Se dietro l’elaborazione di quest’opera esiste un pensiero di questo tipo non possiamo che sentirci sbigottiti e preoccupati. Le basi teoriche che sembrano supportare questo progetto filmico appaiono tendenti a posizioni vicine a un massimalismo religioso molto discutibile, imbarazzante.
Io sono con te è, dunque, un lungometraggio vittima delle convinzioni totalmente opinabili sul quale è costruito. Questo fattore fa passare in secondo piano le questioni prettamente filmiche sulle quali Guido Chiesa ha lavorato con evidente abilità e con la perizia di un cineasta sempre più esperto e consapevole dal punto di vista registico. Avremmo potuto dedicarci ad esempio all’analisi di alcune caratteristiche visuali che potremmo definire estetizzanti, soprattutto nella costruzione di talune inquadrature e nella bellezza cromatica dei costumi, particolare quest’ultimo fin troppo evidente e ingombrante. Ma il tono perentorio della pellicola ci ha purtroppo impedito di farlo.

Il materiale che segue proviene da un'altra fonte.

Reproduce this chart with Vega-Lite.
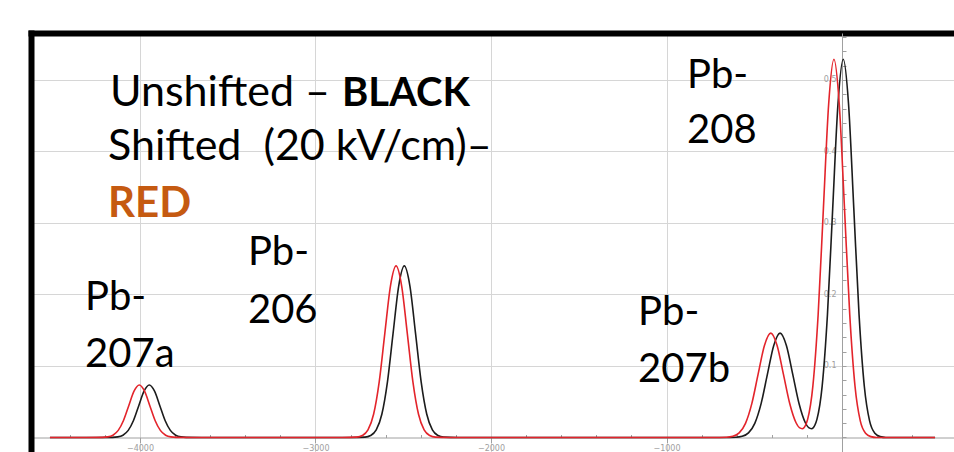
{
  "$schema": "https://vega.github.io/schema/vega-lite/v6.json",
  "width": 923,
  "height": 419,
  "autosize": {"type": "none"},
  "padding": {"left": 31, "top": 33, "right": 0, "bottom": 0},
  "background": "white",
  "config": {"view": {"stroke": null}, "axis": {"title": null}},
  "datasets": {
    "unshifted": [
      {"x": -4513, "y": 0}, {"x": -4250, "y": 0},
      {"x": -4157, "y": 0.0002}, {"x": -4127, "y": 0.0008}, {"x": -4097, "y": 0.0032}, {"x": -4067, "y": 0.0099},
      {"x": -4037, "y": 0.0238}, {"x": -4007, "y": 0.0445}, {"x": -3977, "y": 0.0648}, {"x": -3947, "y": 0.0734},
      {"x": -3917, "y": 0.0648}, {"x": -3887, "y": 0.0445}, {"x": -3857, "y": 0.0238}, {"x": -3827, "y": 0.0099},
      {"x": -3797, "y": 0.0032}, {"x": -3767, "y": 0.0008}, {"x": -3737, "y": 0.0002}, {"x": -3650, "y": 0},
      {"x": -2800, "y": 0},
      {"x": -2718, "y": 0.0005}, {"x": -2686, "y": 0.0027}, {"x": -2654, "y": 0.0105}, {"x": -2622, "y": 0.0325},
      {"x": -2590, "y": 0.0779}, {"x": -2558, "y": 0.1456}, {"x": -2526, "y": 0.2118}, {"x": -2494, "y": 0.240},
      {"x": -2462, "y": 0.2118}, {"x": -2430, "y": 0.1456}, {"x": -2398, "y": 0.0779}, {"x": -2366, "y": 0.0325},
      {"x": -2334, "y": 0.0105}, {"x": -2302, "y": 0.0027}, {"x": -2270, "y": 0.0005}, {"x": -2190, "y": 0},
      {"x": -680, "y": 0},
      {"x": -605, "y": 0.0003}, {"x": -569, "y": 0.0016}, {"x": -533, "y": 0.0064}, {"x": -497, "y": 0.0198},
      {"x": -461, "y": 0.0474}, {"x": -425, "y": 0.0886}, {"x": -389, "y": 0.1288}, {"x": -353, "y": 0.146},
      {"x": -317, "y": 0.1288}, {"x": -281, "y": 0.0886}, {"x": -245, "y": 0.0475}, {"x": -209, "y": 0.0206},
      {"x": -190, "y": 0.0137}, {"x": -173, "y": 0.0123}, {"x": -155, "y": 0.0171}, {"x": -143, "y": 0.0253},
      {"x": -113, "y": 0.0722}, {"x": -83, "y": 0.1719}, {"x": -53, "y": 0.3208}, {"x": -23, "y": 0.4668},
      {"x": 7, "y": 0.529}, {"x": 37, "y": 0.4668}, {"x": 67, "y": 0.3208}, {"x": 97, "y": 0.1718},
      {"x": 127, "y": 0.0716}, {"x": 157, "y": 0.0232}, {"x": 187, "y": 0.0059}, {"x": 217, "y": 0.0012},
      {"x": 250, "y": 0}, {"x": 530, "y": 0}
    ],
    "shifted": [
      {"x": -4513, "y": 0}, {"x": -4307, "y": 0},
      {"x": -4214, "y": 0.0002}, {"x": -4184, "y": 0.0008}, {"x": -4154, "y": 0.0032}, {"x": -4124, "y": 0.0099},
      {"x": -4094, "y": 0.0238}, {"x": -4064, "y": 0.0445}, {"x": -4034, "y": 0.0648}, {"x": -4004, "y": 0.0734},
      {"x": -3974, "y": 0.0648}, {"x": -3944, "y": 0.0445}, {"x": -3914, "y": 0.0238}, {"x": -3884, "y": 0.0099},
      {"x": -3854, "y": 0.0032}, {"x": -3824, "y": 0.0008}, {"x": -3794, "y": 0.0002}, {"x": -3707, "y": 0},
      {"x": -2847, "y": 0},
      {"x": -2765, "y": 0.0005}, {"x": -2733, "y": 0.0027}, {"x": -2701, "y": 0.0105}, {"x": -2669, "y": 0.0325},
      {"x": -2637, "y": 0.0779}, {"x": -2605, "y": 0.1456}, {"x": -2573, "y": 0.2118}, {"x": -2541, "y": 0.240},
      {"x": -2509, "y": 0.2118}, {"x": -2477, "y": 0.1456}, {"x": -2445, "y": 0.0779}, {"x": -2413, "y": 0.0325},
      {"x": -2381, "y": 0.0105}, {"x": -2349, "y": 0.0027}, {"x": -2317, "y": 0.0005}, {"x": -2237, "y": 0},
      {"x": -733, "y": 0},
      {"x": -658, "y": 0.0003}, {"x": -622, "y": 0.0016}, {"x": -586, "y": 0.0064}, {"x": -550, "y": 0.0198},
      {"x": -514, "y": 0.0474}, {"x": -478, "y": 0.0886}, {"x": -442, "y": 0.1288}, {"x": -406, "y": 0.146},
      {"x": -370, "y": 0.1288}, {"x": -334, "y": 0.0886}, {"x": -298, "y": 0.0475}, {"x": -262, "y": 0.0206},
      {"x": -243, "y": 0.0137}, {"x": -226, "y": 0.0123}, {"x": -208, "y": 0.0171}, {"x": -196, "y": 0.0253},
      {"x": -166, "y": 0.0722}, {"x": -136, "y": 0.1719}, {"x": -106, "y": 0.3208}, {"x": -76, "y": 0.4668},
      {"x": -46, "y": 0.529}, {"x": -16, "y": 0.4668}, {"x": 14, "y": 0.3208}, {"x": 44, "y": 0.1718},
      {"x": 74, "y": 0.0716}, {"x": 104, "y": 0.0232}, {"x": 134, "y": 0.0059}, {"x": 164, "y": 0.0012},
      {"x": 197, "y": 0}, {"x": 530, "y": 0}
    ],
    "notes": [
      {"t": "Unshifted \u2013", "x": -4171, "y": 0.4636, "k": "big"},
      {"t": "BLACK", "x": -2120, "y": 0.4636, "k": "bold"},
      {"t": "Shifted\u00a0 (20 kV/cm)\u2013", "x": -4182, "y": 0.3881, "k": "big"},
      {"t": "RED", "x": -4182, "y": 0.3084, "k": "red"},
      {"t": "Pb-", "x": -883, "y": 0.4888, "k": "plain"},
      {"t": "208", "x": -883, "y": 0.4119, "k": "plain"},
      {"t": "Pb-", "x": -3385, "y": 0.2413, "k": "plain"},
      {"t": "206", "x": -3385, "y": 0.1601, "k": "plain"},
      {"t": "Pb-", "x": -4313, "y": 0.1783, "k": "plain"},
      {"t": "207a", "x": -4313, "y": 0.0986, "k": "plain"},
      {"t": "Pb-", "x": -1162, "y": 0.1573, "k": "plain"},
      {"t": "207b", "x": -1162, "y": 0.0776, "k": "plain"}
    ]
  },
  "resolve": {"axis": {"x": "independent", "y": "independent"}},
  "layer": [
    {
      "data": {"name": "unshifted"},
      "mark": {"type": "line", "color": "#1c1c1c", "strokeWidth": 1.6, "interpolate": "monotone"},
      "encoding": {
        "x": {
          "field": "x", "type": "quantitative",
          "scale": {"domain": [-4621, 638], "nice": false, "zero": false},
          "axis": {"orient": "top", "domain": true, "domainColor": "black", "domainWidth": 6, "domainCap": "square",
                   "ticks": false, "labels": false, "grid": true, "values": [-4000, -3000, -2000, -1000],
                   "gridColor": "#d6d6d6", "gridWidth": 1, "title": null}
        },
        "y": {
          "field": "y", "type": "quantitative",
          "scale": {"domain": [-0.0203, 0.5657], "nice": false, "zero": false},
          "axis": {"orient": "left", "domain": true, "domainColor": "black", "domainWidth": 6, "domainCap": "square",
                   "ticks": false, "labels": false, "grid": true, "values": [0.1, 0.2, 0.3, 0.4, 0.5],
                   "gridColor": "#d6d6d6", "gridWidth": 1, "title": null}
        }
      }
    },
    {
      "data": {"name": "shifted"},
      "mark": {"type": "line", "color": "#e3242b", "strokeWidth": 1.6, "interpolate": "monotone"},
      "encoding": {
        "x": {
          "field": "x", "type": "quantitative",
          "scale": {"domain": [-4621, 638], "nice": false, "zero": false},
          "axis": {"orient": "bottom", "offset": -14.5, "grid": false,
                   "values": [-4400, -4200, -4000, -3800, -3600, -3400, -3200, -3000, -2800, -2600, -2400, -2200, -2000, -1800, -1600, -1400, -1200, -1000, -800, -600, -400, -200, 0, 200, 400],
                   "format": "d",
                   "labelExpr": "datum.value % 1000 === 0 && datum.value !== 0 ? datum.label : ''",
                   "domainColor": "#a0a0a0", "domainWidth": 1, "tickColor": "#a0a0a0",
                   "tickSize": {"condition": {"test": "datum.value % 1000 === 0", "value": 5}, "value": -3},
                   "labelColor": "#a0a0a0", "labelFont": "DejaVu Sans", "labelFontSize": 8, "labelPadding": 2,
                   "title": null}
        },
        "y": {
          "field": "y", "type": "quantitative",
          "scale": {"domain": [-0.0203, 0.5657], "nice": false, "zero": false},
          "axis": {"orient": "left", "offset": -811, "grid": false,
                   "values": [-0.02, 0, 0.02, 0.04, 0.06, 0.08, 0.1, 0.12, 0.14, 0.16, 0.18, 0.2, 0.22, 0.24, 0.26, 0.28, 0.3, 0.32, 0.34, 0.36, 0.38, 0.4, 0.42, 0.44, 0.46, 0.48, 0.5, 0.52, 0.54, 0.56],
                   "labelExpr": "datum.value > 0.05 && abs(datum.value * 10 - round(datum.value * 10)) < 0.001 ? format(datum.value, '.1f') : ''",
                   "domainColor": "#a0a0a0", "domainWidth": 1, "tickColor": "#a0a0a0", "tickSize": -4,
                   "labelColor": "#a0a0a0", "labelFont": "DejaVu Sans", "labelFontSize": 8, "labelPadding": 10,
                   "title": null}
        }
      }
    },
    {
      "data": {"name": "notes"},
      "transform": [{"filter": "datum.k === 'plain'"}],
      "mark": {"type": "text", "align": "left", "baseline": "alphabetic", "font": "Lato", "fontSize": 40, "color": "black"},
      "encoding": {
        "x": {"field": "x", "type": "quantitative", "axis": null},
        "y": {"field": "y", "type": "quantitative", "axis": null},
        "text": {"field": "t"}
      }
    },
    {
      "data": {"name": "notes"},
      "transform": [{"filter": "datum.k === 'big'"}],
      "mark": {"type": "text", "align": "left", "baseline": "alphabetic", "font": "Lato", "fontSize": 43, "color": "black"},
      "encoding": {
        "x": {"field": "x", "type": "quantitative", "axis": null},
        "y": {"field": "y", "type": "quantitative", "axis": null},
        "text": {"field": "t"}
      }
    },
    {
      "data": {"name": "notes"},
      "transform": [{"filter": "datum.k === 'bold'"}],
      "mark": {"type": "text", "align": "right", "baseline": "alphabetic", "font": "Lato", "fontSize": 40, "fontWeight": "bold", "color": "black"},
      "encoding": {
        "x": {"field": "x", "type": "quantitative", "axis": null},
        "y": {"field": "y", "type": "quantitative", "axis": null},
        "text": {"field": "t"}
      }
    },
    {
      "data": {"name": "notes"},
      "transform": [{"filter": "datum.k === 'red'"}],
      "mark": {"type": "text", "align": "left", "baseline": "alphabetic", "font": "Lato", "fontSize": 42, "fontWeight": "bold", "color": "#C55A11"},
      "encoding": {
        "x": {"field": "x", "type": "quantitative", "axis": null},
        "y": {"field": "y", "type": "quantitative", "axis": null},
        "text": {"field": "t"}
      }
    }
  ]
}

Una questione linguistica. L’opera è recitata quasi integralmente in arabo mentre al periodo della nascita di Gesù la lingua parlata dagli ebrei della Palestina era l’aramaico. Inoltre è singolare il fatto che nelle sequenze dedicate alla liturgia, non venga usato l’ebraico, lingua destinata all’epoca alla sfera religiosa e letteraria.
Anche la simbologia ebraica appare quasi totalmente rimossa ed è presente in pochissime inquadrature. Perché? Ci domandiamo noi.
E infine: perché un film girato con tale capacità espressiva (lo ripetiamo Guida Chiesa è un ottimo regista) e caratterizzato da potenzialità culturali di tipo filosofico è divenuto un testo audiovisivo così sterilmente massimalista?